The Securities and Exchange Commission's new Retail Strategy Task Force will use data analytics to root out misconduct "occurring at the intersection of investment professionals and retail investors," namely mutual fund share class and wrap-fee account abuse, Stephanie Avakian, co-director of the agency's enforcement division, said Thursday.
Avakian, speaking at the Securities Enforcement Forum in Washington, said that the retail task force will zero in on "the many ways that retail investors intersect with the securities markets and look for widespread misconduct," drawing on the agency's "experience in the retail space and elsewhere to identify strategies that have worked well for us across all kinds of cases, particularly those in which we used data analytics and technology."
The unit, she continued, will "then apply those strategies and investigative techniques more broadly to look for incidents of widespread misconduct targeting retail investors."
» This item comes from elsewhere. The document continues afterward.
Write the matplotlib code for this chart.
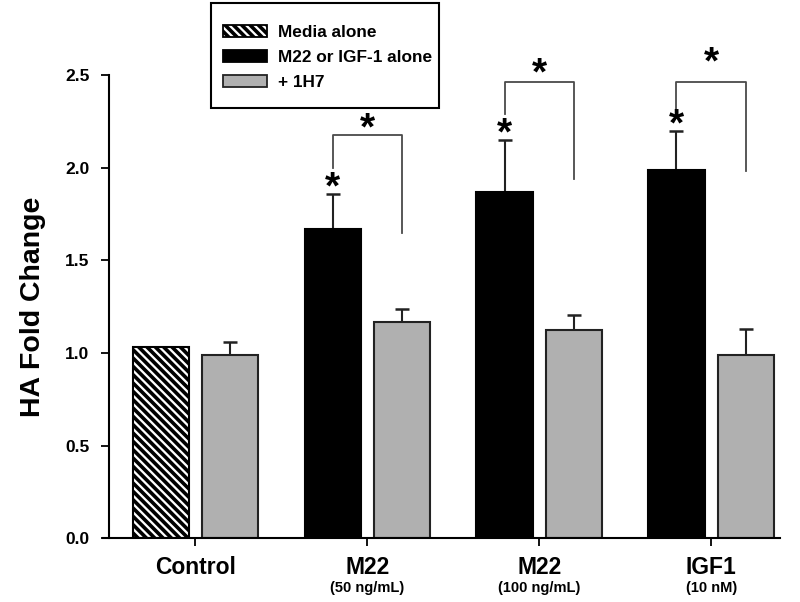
import matplotlib
matplotlib.use("Agg")
import matplotlib.pyplot as plt
from matplotlib.patches import Patch, Rectangle
import numpy as np

plt.rcParams['font.family'] = ['Liberation Sans', 'DejaVu Sans']
plt.rcParams['font.weight'] = 'bold'
plt.rcParams['hatch.linewidth'] = 2.6

groups = ["Control", "M22", "M22", "IGF1"]
sublabels = ["", "(50 ng/mL)", "(100 ng/mL)", "(10 nM)"]
legend_labels = ["Media alone", "M22 or IGF-1 alone", "+ 1H7"]

first_vals = [1.03, 1.67, 1.87, 1.99]        # hatched for control, black for others
first_err = [0.0, 0.19, 0.28, 0.21]
h7_vals = [0.99, 1.17, 1.126, 0.99]
h7_err = [0.07, 0.07, 0.08, 0.14]

# brackets: (left leg bottom, top, right leg bottom)
brackets = {1: (2.00, 2.175, 1.65), 2: (2.29, 2.465, 1.94), 3: (2.32, 2.465, 1.985)}
star_bar = {1: 1.89, 2: 2.18, 3: 2.23}
star_brk = {1: 2.205, 2: 2.505, 3: 2.565}

gray = "#b0b0b0"
W, H = 800, 602
fig = plt.figure(figsize=(8, 6.02), dpi=100)
ax = fig.add_axes([0.136, 0.106, 0.839, 0.769])

x = np.arange(len(groups))
w = 0.326
off = 0.202

for i in x:
    if i == 0:
        ax.bar(i - off, first_vals[i], w, color="white", edgecolor="black",
               hatch="\\\\\\\\", linewidth=1.5, zorder=2)
    else:
        ax.bar(i - off, first_vals[i], w, color="black", edgecolor="black",
               linewidth=1.5, zorder=2)
        ax.errorbar(i - off, first_vals[i], yerr=[[0], [first_err[i]]], fmt="none",
                    ecolor="#222222", elinewidth=1.5, capsize=5, capthick=1.8, zorder=1)
    ax.bar(i + off, h7_vals[i], w, color=gray, edgecolor="#222222", linewidth=1.5, zorder=2)
    ax.errorbar(i + off, h7_vals[i], yerr=[[0], [h7_err[i]]], fmt="none",
                ecolor="#222222", elinewidth=1.5, capsize=5, capthick=1.8, zorder=1)

for i, (lb, top, rb) in brackets.items():
    ax.plot([i - off, i - off, i + off, i + off], [lb, top, top, rb],
            color="#4a4a4a", lw=1.3, clip_on=False)
    ax.text(i - off, star_bar[i], "*", ha="center", va="center", fontsize=28,
            fontweight="bold", clip_on=False, zorder=5)
    ax.text(i, star_brk[i], "*", ha="center", va="center", fontsize=28,
            fontweight="bold", clip_on=False, zorder=5)

ax.set_xlim(-0.503, 3.4)
ax.set_ylim(0, 2.5)
ax.set_yticks([0, 0.5, 1.0, 1.5, 2.0, 2.5])
ax.set_yticklabels(["0.0", "0.5", "1.0", "1.5", "2.0", "2.5"], fontsize=12.5, fontweight="bold")
ax.set_xticks(x)
ax.set_xticklabels(groups, fontsize=16.5, fontweight="bold")
for i in x:
    ax.text(i, -0.27, sublabels[i], ha="center", va="center", fontsize=10.5,
            fontweight="bold", transform=ax.transData)
ax.tick_params(axis="both", direction="out", length=6, width=1.3, colors="black")
ax.tick_params(axis="x", pad=7)
ax.tick_params(axis="y", pad=8)
ax.spines["top"].set_visible(False)
ax.spines["right"].set_visible(False)
ax.spines["left"].set_linewidth(1.5)
ax.spines["bottom"].set_linewidth(1.5)
ax.spines["bottom"].set_bounds(-0.538, 3.4)
ax.set_ylabel("HA Fold Change", fontsize=20.5, fontweight="bold", labelpad=14)

handles = [Patch(facecolor="white", edgecolor="black", hatch="\\\\\\\\", linewidth=1.3),
           Patch(facecolor="black", edgecolor="black", linewidth=1.3),
           Patch(facecolor=gray, edgecolor="#222222", linewidth=1.3)]
leg = fig.legend(handles, legend_labels, loc="upper left",
                 bbox_to_anchor=(223 / W, 1 - 25 / H),
                 frameon=False, handlelength=2.56, handleheight=0.65, borderpad=0,
                 borderaxespad=0, labelspacing=0.58, handletextpad=0.64,
                 prop={"weight": "bold", "size": 12.4})
fig.add_artist(Rectangle((211 / W, 1 - 108 / H), 228 / W, 105 / H, transform=fig.transFigure,
                         facecolor="none", edgecolor="black", linewidth=1.5))

fig.savefig("out.png", dpi=100)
SEC Chairman Jay Clayton announced the creation of the retail unit along with a new Cyber Unit during his Sept. 25 testimony before the Senate Banking Committee.
The SEC, Avakian explained, is "increasingly able to identify threats to retail investors — everything from registrant-based threats to microcap-based threats — through the use of data analytics."
Technology can be used to "slice and dice data and apply analytics to look for all kinds of problems — by product, by investor type, by location, by sales or trading practice, by fee, you name it," she said.